A differentiable simulation package for performing inference of synchrotron-radiation-based diagnostics.

The direction of particle accelerator development is ever-increasing beam quality, currents and repetition rates. This poses a challenge to traditional diagnostics that directly intercept the beam due to the mutual destruction of both the beam and the diagnostic. An alternative approach is to infer beam parameters non-invasively from the synchrotron radiation emitted in bending magnets. However, inferring the beam distribution from a measured radiation pattern is a complex and computationally expensive task. To address this challenge we present SYRIPY (SYnchrotron Radiation In PYthon), a software package intended as a tool for performing inference of synchrotron-radiation-based diagnostics. SYRIPY has been developed using PyTorch, which makes it both differentiable and able to leverage the high performance of GPUs, two vital characteristics for performing statistical inference.

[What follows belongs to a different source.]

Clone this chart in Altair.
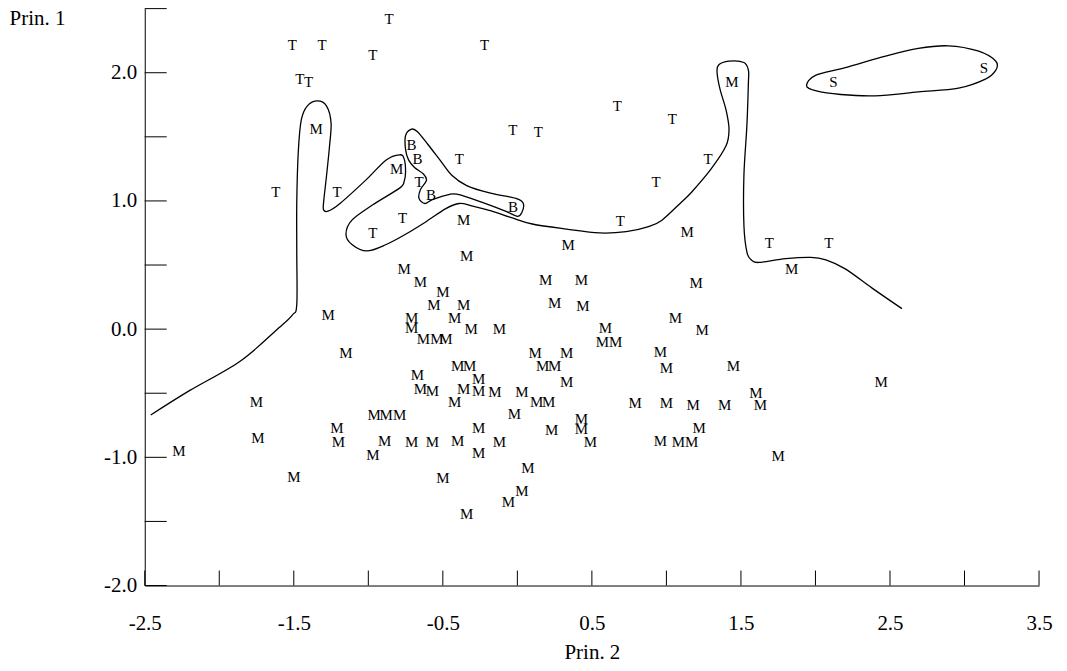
import altair as alt
import pandas as pd

# ---- point labels (Prin. 2 = x, Prin. 1 = y) ----
t_x = [-0.86, -1.51, -1.31, -0.97, -0.22, -1.46, -1.40, -1.62, -1.21, -0.03, 0.14,
       0.67, 1.04, 1.28, 0.93, -0.39, -0.66, -0.77, -0.97, 0.69, 1.69, 2.09]
t_y = [2.42, 2.22, 2.22, 2.14, 2.22, 1.95, 1.93, 1.07, 1.07, 1.55, 1.54,
       1.74, 1.64, 1.33, 1.15, 1.33, 1.15, 0.87, 0.75, 0.84, 0.67, 0.67]

m_x = [-1.35, -0.81, 1.44, -0.36,
       0.34, 1.14, -0.34, -0.76, -0.65, 0.19, 0.43, 1.20, 1.84, -0.50,
       -0.56, -0.36, 0.25, 0.44, -1.27, -0.71, -0.42, -0.71, -0.31, -0.12,
       -0.63, -0.54, -0.48, 0.59, 0.57, 0.66, 1.06, 1.24, -1.15, 0.12,
       0.33, 0.96, -0.40, -0.32, 0.17, 0.25, 1.00, 1.45, -0.67, -0.26,
       0.33, 2.44, -0.65, -0.57, -0.36, -0.26, -0.15, 0.03, 1.60, -0.42,
       0.13, 0.21, 0.79, 1.00, 1.18, 1.39, 1.63, -1.75, -0.96, -0.88,
       -0.79, -0.02, 0.43, -1.21, -0.26, 0.23, 0.43, 1.22, -1.74, -1.20,
       -0.89, -0.71, -0.57, -0.40, -0.12, 0.49, 0.96, 1.08, 1.17, -0.26,
       -0.97, -2.27, 1.75, 0.07, -0.50, -1.50, 0.03, -0.06, -0.34]
m_y = [1.56, 1.25, 1.93, 0.85,
       0.66, 0.76, 0.57, 0.47, 0.37, 0.38, 0.38, 0.36, 0.47, 0.29,
       0.19, 0.19, 0.20, 0.18, 0.11, 0.09, 0.09, 0.01, 0.00, 0.00,
       -0.08, -0.08, -0.08, 0.01, -0.10, -0.10, 0.09, -0.01, -0.19, -0.19,
       -0.19, -0.18, -0.29, -0.29, -0.29, -0.29, -0.30, -0.29, -0.36, -0.39,
       -0.41, -0.41, -0.47, -0.48, -0.47, -0.48, -0.49, -0.49, -0.50, -0.57,
       -0.57, -0.57, -0.58, -0.58, -0.59, -0.59, -0.59, -0.57, -0.67, -0.67,
       -0.67, -0.66, -0.70, -0.77, -0.77, -0.79, -0.78, -0.77, -0.85, -0.88,
       -0.87, -0.88, -0.88, -0.87, -0.88, -0.88, -0.87, -0.88, -0.88, -0.97,
       -0.98, -0.95, -0.99, -1.08, -1.16, -1.15, -1.26, -1.35, -1.44]

b_x = [-0.71, -0.67, -0.58, -0.03]
b_y = [1.44, 1.33, 1.05, 0.95]

s_x = [2.12, 3.13]
s_y = [1.93, 2.04]

# ---- boundary curves ----
curve_x = [-2.46, -2.20, -1.86, -1.60, -1.51, -1.48, -1.48, -1.48, -1.47, -1.45, -1.41,
           -1.34, -1.28, -1.25, -1.26, -1.28, -1.30, -1.30, -1.27, -1.19, -1.01, -0.88,
           -0.79, -0.76, -0.75, -0.76, -0.79, -0.97, -1.11, -1.15, -1.11, -1.01, -0.88,
           -0.75, -0.61, -0.48, -0.39, -0.30, -0.17, -0.04, 0.10, 0.33, 0.55, 0.73,
           0.88, 0.97, 1.10, 1.17, 1.30, 1.40, 1.42, 1.40, 1.36, 1.34, 1.35, 1.42,
           1.52, 1.55, 1.55, 1.54, 1.52, 1.52, 1.54, 1.57, 1.62, 1.80, 1.97, 2.07,
           2.20, 2.38, 2.58]
curve_y = [-0.67, -0.48, -0.25, 0.01, 0.11, 0.19, 0.60, 0.99, 1.38, 1.63, 1.74,
           1.78, 1.74, 1.61, 1.43, 1.20, 0.99, 0.93, 0.92, 0.98, 1.17, 1.32,
           1.36, 1.33, 1.23, 1.15, 1.10, 0.97, 0.85, 0.74, 0.66, 0.61, 0.66,
           0.74, 0.84, 0.94, 0.98, 0.96, 0.92, 0.87, 0.82, 0.78, 0.75, 0.76,
           0.80, 0.85, 0.99, 1.07, 1.25, 1.43, 1.56, 1.71, 1.87, 2.00, 2.06, 2.09,
           2.08, 2.02, 1.92, 1.59, 1.20, 0.81, 0.60, 0.54, 0.52, 0.55, 0.56, 0.54,
           0.47, 0.32, 0.16]

b_loop_x = [-0.75, -0.71, -0.67, -0.60, -0.52, -0.44, -0.34, -0.18, -0.01, 0.04, 0.03,
            0.00, -0.08, -0.24, -0.39, -0.46, -0.57, -0.62, -0.66, -0.65, -0.61, -0.63,
            -0.69, -0.73, -0.75]
b_loop_y = [1.51, 1.56, 1.54, 1.44, 1.32, 1.20, 1.12, 1.06, 1.02, 0.98, 0.91,
            0.88, 0.92, 0.99, 1.05, 1.05, 1.01, 0.98, 1.02, 1.09, 1.16, 1.21,
            1.26, 1.32, 1.40]

s_loop_x = [1.94, 2.00, 2.20, 2.47, 2.69, 2.89, 3.09, 3.21, 3.21, 3.14, 2.96, 2.69,
            2.40, 2.17, 2.00]
s_loop_y = [1.90, 1.98, 2.04, 2.13, 2.19, 2.21, 2.17, 2.09, 2.02, 1.95, 1.88, 1.85,
            1.82, 1.83, 1.86]

# ---- axis ticks / labels ----
x_tick_values = [-2.5, -2.0, -1.5, -1.0, -0.5, 0.0, 0.5, 1.0, 1.5, 2.0, 2.5, 3.0, 3.5]
x_label_values = [-2.5, -1.5, -0.5, 0.5, 1.5, 2.5, 3.5]
y_tick_values = [-2.0, -1.5, -1.0, -0.5, 0.0, 0.5, 1.0, 1.5, 2.0, 2.5]
y_label_values = [-2.0, -1.0, 0.0, 1.0, 2.0]

FONT = "Liberation Serif"
W, H = 896, 578

pts = pd.DataFrame({
    "x": t_x + m_x + b_x + s_x,
    "y": t_y + m_y + b_y + s_y,
    "g": ["T"] * len(t_x) + ["M"] * len(m_x) + ["B"] * len(b_x) + ["S"] * len(s_x),
})
curve = pd.DataFrame({"x": curve_x, "y": curve_y, "i": list(range(len(curve_x)))})
loops = pd.DataFrame({
    "x": b_loop_x + s_loop_x,
    "y": b_loop_y + s_loop_y,
    "k": ["B"] * len(b_loop_x) + ["S"] * len(s_loop_x),
    "i": list(range(len(b_loop_x))) + list(range(len(s_loop_x))),
})
xt = pd.DataFrame({"x": x_tick_values})
yt = pd.DataFrame({"y": y_tick_values})

lab_expr = "datum.value < 0 ? '-' + format(-datum.value, '.1f') : format(datum.value, '.1f')"

xscale = alt.Scale(domain=[-2.5, 3.5], nice=False, zero=False)
yscale = alt.Scale(domain=[-2.0, 2.5], nice=False, zero=False)

xaxis = alt.Axis(values=x_label_values, ticks=False, grid=False, domainColor="black",
                 domainWidth=1, labelExpr=lab_expr, labelFont=FONT, labelFontSize=21,
                 labelColor="black", labelPadding=44, labelBaseline="alphabetic",
                 labelFlush=False, labelOverlap=False,
                 title="Prin. 2", titleFont=FONT, titleFontSize=21, titleFontWeight="normal",
                 titleColor="black", titleX=W / 2, titleY=73, titleBaseline="alphabetic",
                 titleAlign="center")
yaxis = alt.Axis(values=y_label_values, ticks=False, grid=False, domainColor="black",
                 domainWidth=1, labelExpr=lab_expr, labelFont=FONT, labelFontSize=21,
                 labelColor="black", labelPadding=8, labelBaseline="middle",
                 labelFlush=False, labelOverlap=False,
                 title="Prin. 1", titleFont=FONT, titleFontSize=21, titleFontWeight="normal",
                 titleColor="black", titleAngle=0, titleAlign="left", titleBaseline="alphabetic",
                 titleX=-136, titleY=16)

X = alt.X("x:Q", scale=xscale, axis=xaxis)
Y = alt.Y("y:Q", scale=yscale, axis=yaxis)

text_layer = alt.Chart(pts).mark_text(font=FONT, fontSize=15, color="black",
                                      align="center", baseline="middle").encode(
    x=X, y=Y, text="g:N")

curve_layer = alt.Chart(curve).mark_line(color="black", strokeWidth=1.3,
                                         interpolate="cardinal").encode(
    x=X, y=Y, order="i:Q")

loop_layer = alt.Chart(loops).mark_line(color="black", strokeWidth=1.3,
                                        interpolate="cardinal-closed").encode(
    x=X, y=Y, detail="k:N", order="i:Q")

xtick_layer = alt.Chart(xt).mark_rule(color="black", strokeWidth=1).encode(
    x=X, y=alt.value(H), y2=alt.value(H - 15))

ytick_layer = alt.Chart(yt).mark_rule(color="black", strokeWidth=1).encode(
    y=Y, x=alt.value(0), x2=alt.value(22))

chart = alt.layer(curve_layer, loop_layer, xtick_layer, ytick_layer, text_layer).properties(
    width=W, height=H,
    autosize=alt.AutoSizeParams(type="none"),
    padding={"left": 137, "top": 0, "right": 20, "bottom": 80},
    background="white",
).configure_view(stroke=None)

chart.save("out.html", embed_options={"renderer": "svg", "actions": False})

The package consists of three modules: a particle tracker, Lienard-Wiechert solver and Fourier optics propagator, allowing start-to-end simulation of synchrotron radiation detection to be carried out. SYRIPY has been benchmarked against SRW, the prevalent numerical package in the field, showing good agreement and up to a 50× speed improvement. Finally, we have demonstrated how SYRIPY can be used to perform Bayesian inference of beam parameters using stochastic variational inference.